-- Your goal --
Copy out every line that contains "this".

-- Provided material --

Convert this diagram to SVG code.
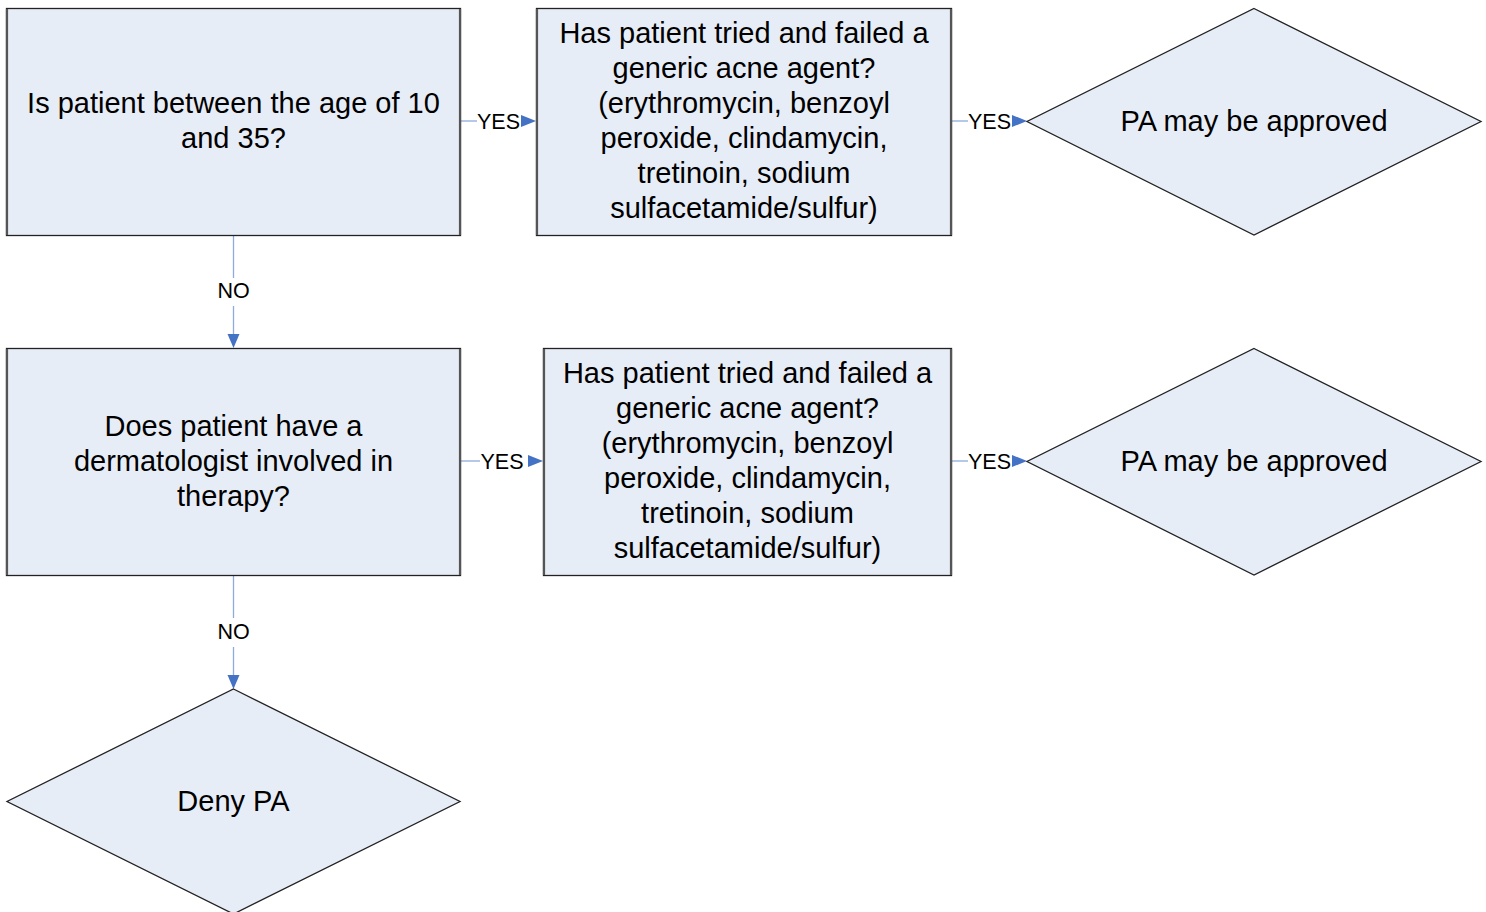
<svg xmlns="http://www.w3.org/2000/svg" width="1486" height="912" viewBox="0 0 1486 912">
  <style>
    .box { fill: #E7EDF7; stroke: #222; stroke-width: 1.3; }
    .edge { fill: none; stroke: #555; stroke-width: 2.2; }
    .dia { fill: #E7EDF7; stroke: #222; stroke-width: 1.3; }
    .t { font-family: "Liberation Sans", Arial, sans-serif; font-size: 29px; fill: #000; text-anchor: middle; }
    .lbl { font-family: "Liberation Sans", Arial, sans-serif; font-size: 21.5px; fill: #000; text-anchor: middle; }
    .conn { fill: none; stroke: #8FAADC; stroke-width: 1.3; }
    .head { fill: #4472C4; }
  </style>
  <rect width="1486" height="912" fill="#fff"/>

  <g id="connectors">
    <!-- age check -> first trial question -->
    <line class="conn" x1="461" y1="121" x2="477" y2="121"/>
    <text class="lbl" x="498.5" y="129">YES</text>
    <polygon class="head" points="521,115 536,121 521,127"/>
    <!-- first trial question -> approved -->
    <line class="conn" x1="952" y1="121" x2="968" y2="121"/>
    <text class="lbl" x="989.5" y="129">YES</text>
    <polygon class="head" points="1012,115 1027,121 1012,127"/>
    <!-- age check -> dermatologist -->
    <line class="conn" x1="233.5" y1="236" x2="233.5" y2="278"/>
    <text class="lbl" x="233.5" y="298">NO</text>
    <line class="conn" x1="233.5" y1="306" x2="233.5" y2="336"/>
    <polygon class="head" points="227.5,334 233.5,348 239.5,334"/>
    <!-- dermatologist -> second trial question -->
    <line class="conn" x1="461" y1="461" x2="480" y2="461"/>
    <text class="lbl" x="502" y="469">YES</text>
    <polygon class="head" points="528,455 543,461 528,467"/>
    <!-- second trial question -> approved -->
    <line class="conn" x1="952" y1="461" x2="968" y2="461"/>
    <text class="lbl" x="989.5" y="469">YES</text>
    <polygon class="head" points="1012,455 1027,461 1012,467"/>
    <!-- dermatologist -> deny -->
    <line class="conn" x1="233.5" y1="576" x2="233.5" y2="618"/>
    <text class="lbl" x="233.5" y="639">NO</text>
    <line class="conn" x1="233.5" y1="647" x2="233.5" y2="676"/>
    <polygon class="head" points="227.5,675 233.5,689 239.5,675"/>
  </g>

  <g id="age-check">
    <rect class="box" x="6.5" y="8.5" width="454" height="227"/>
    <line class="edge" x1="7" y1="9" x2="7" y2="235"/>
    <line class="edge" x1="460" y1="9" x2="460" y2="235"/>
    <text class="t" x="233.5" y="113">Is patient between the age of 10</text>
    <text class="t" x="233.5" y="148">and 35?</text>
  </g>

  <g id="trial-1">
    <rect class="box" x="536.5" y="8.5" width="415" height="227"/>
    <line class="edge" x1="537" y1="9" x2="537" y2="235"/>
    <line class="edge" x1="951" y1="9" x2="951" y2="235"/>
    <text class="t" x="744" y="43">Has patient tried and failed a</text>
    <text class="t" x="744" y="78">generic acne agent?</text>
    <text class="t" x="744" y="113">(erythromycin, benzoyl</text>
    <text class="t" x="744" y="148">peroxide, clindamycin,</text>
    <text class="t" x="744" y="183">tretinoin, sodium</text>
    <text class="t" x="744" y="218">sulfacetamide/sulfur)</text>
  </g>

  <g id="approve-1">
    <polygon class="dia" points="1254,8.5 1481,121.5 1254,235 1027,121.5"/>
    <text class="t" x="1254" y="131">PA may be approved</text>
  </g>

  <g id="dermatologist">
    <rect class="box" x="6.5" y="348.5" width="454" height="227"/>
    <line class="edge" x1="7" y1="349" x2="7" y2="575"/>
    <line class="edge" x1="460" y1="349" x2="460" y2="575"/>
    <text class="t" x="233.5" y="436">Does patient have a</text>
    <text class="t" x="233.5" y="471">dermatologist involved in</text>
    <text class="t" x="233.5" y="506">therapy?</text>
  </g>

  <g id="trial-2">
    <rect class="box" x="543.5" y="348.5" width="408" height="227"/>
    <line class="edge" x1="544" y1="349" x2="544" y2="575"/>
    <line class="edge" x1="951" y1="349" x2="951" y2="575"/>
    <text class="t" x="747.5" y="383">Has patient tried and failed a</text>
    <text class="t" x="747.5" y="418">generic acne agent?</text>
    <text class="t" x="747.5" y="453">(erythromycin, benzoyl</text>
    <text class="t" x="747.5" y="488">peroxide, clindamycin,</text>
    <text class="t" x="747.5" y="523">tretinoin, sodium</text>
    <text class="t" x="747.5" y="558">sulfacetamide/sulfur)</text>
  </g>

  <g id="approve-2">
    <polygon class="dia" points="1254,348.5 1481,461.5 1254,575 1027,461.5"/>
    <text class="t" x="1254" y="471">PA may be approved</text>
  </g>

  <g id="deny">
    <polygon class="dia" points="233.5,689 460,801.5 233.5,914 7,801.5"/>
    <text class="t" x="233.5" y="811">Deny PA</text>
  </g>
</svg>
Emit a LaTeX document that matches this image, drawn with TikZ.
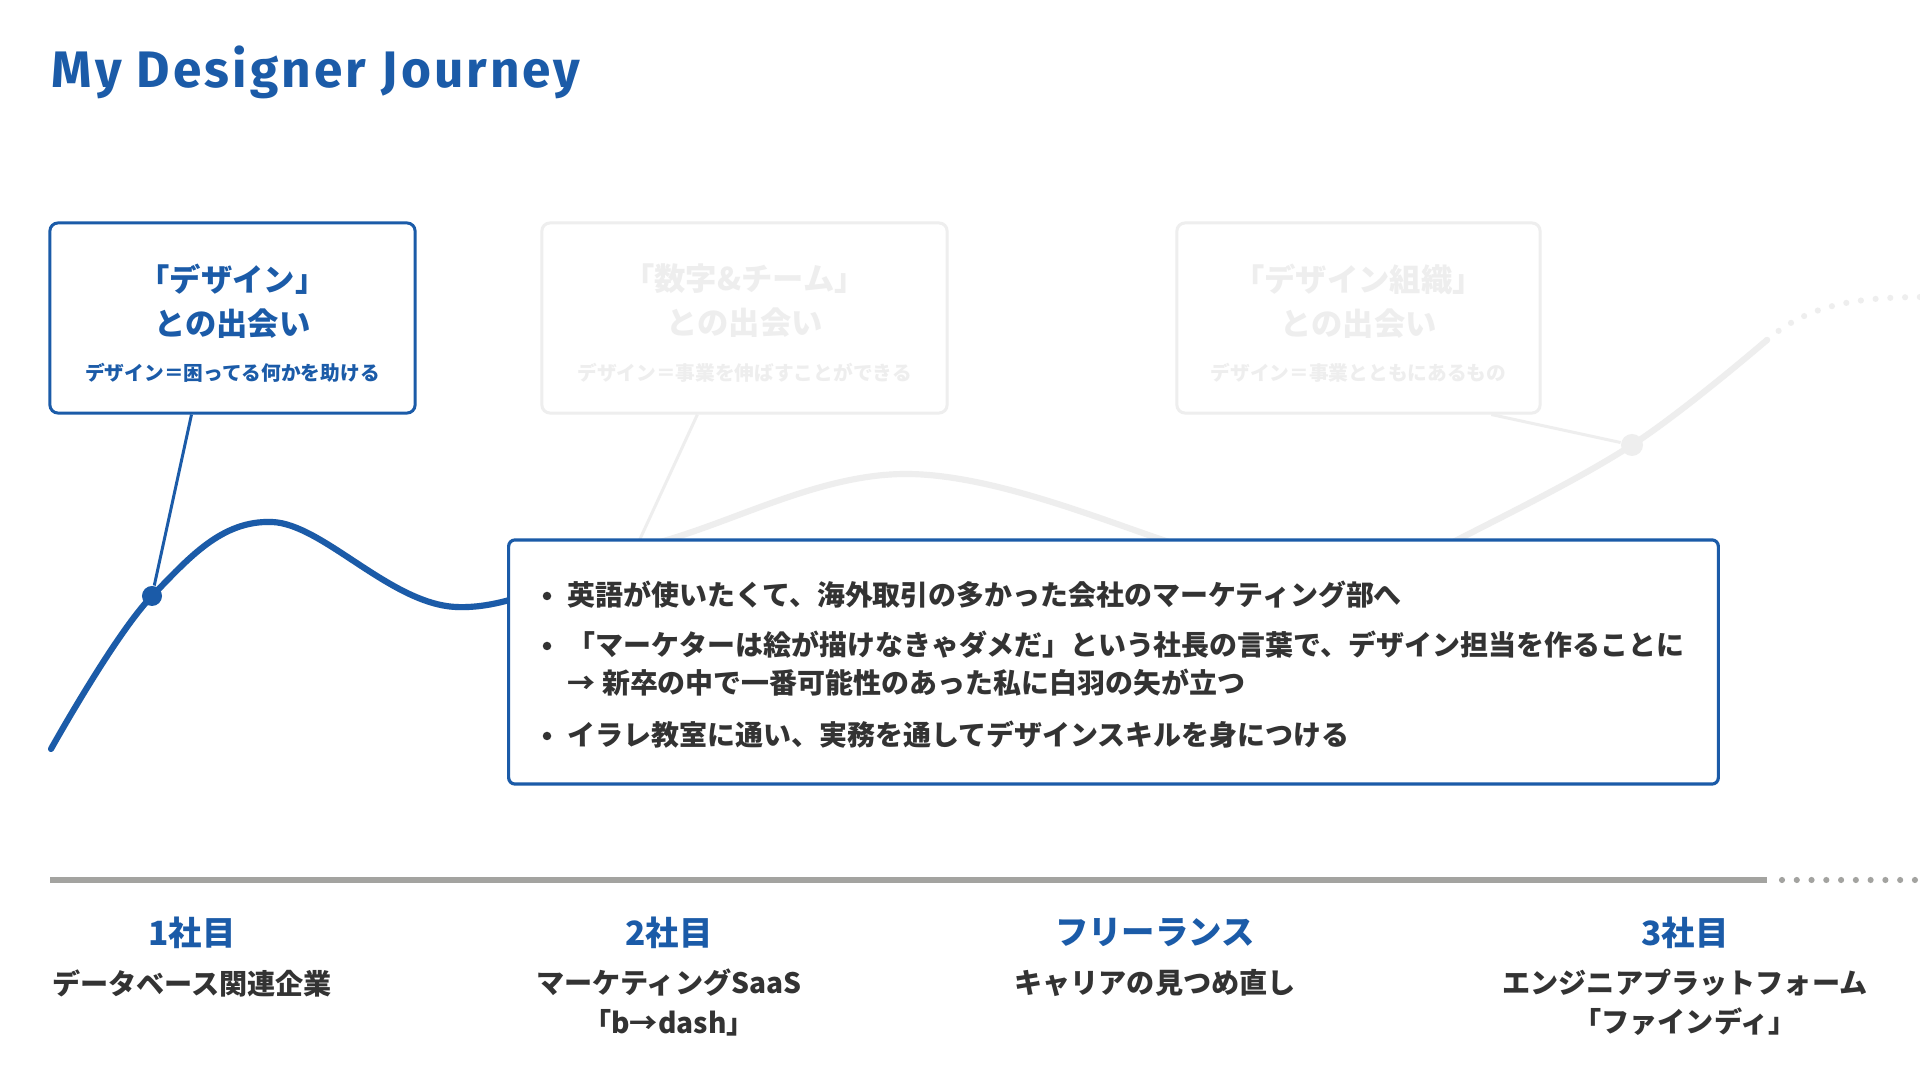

-- Correct output --
Convert this diagram to SVG code.
Emit a LaTeX document that matches this image, drawn with TikZ.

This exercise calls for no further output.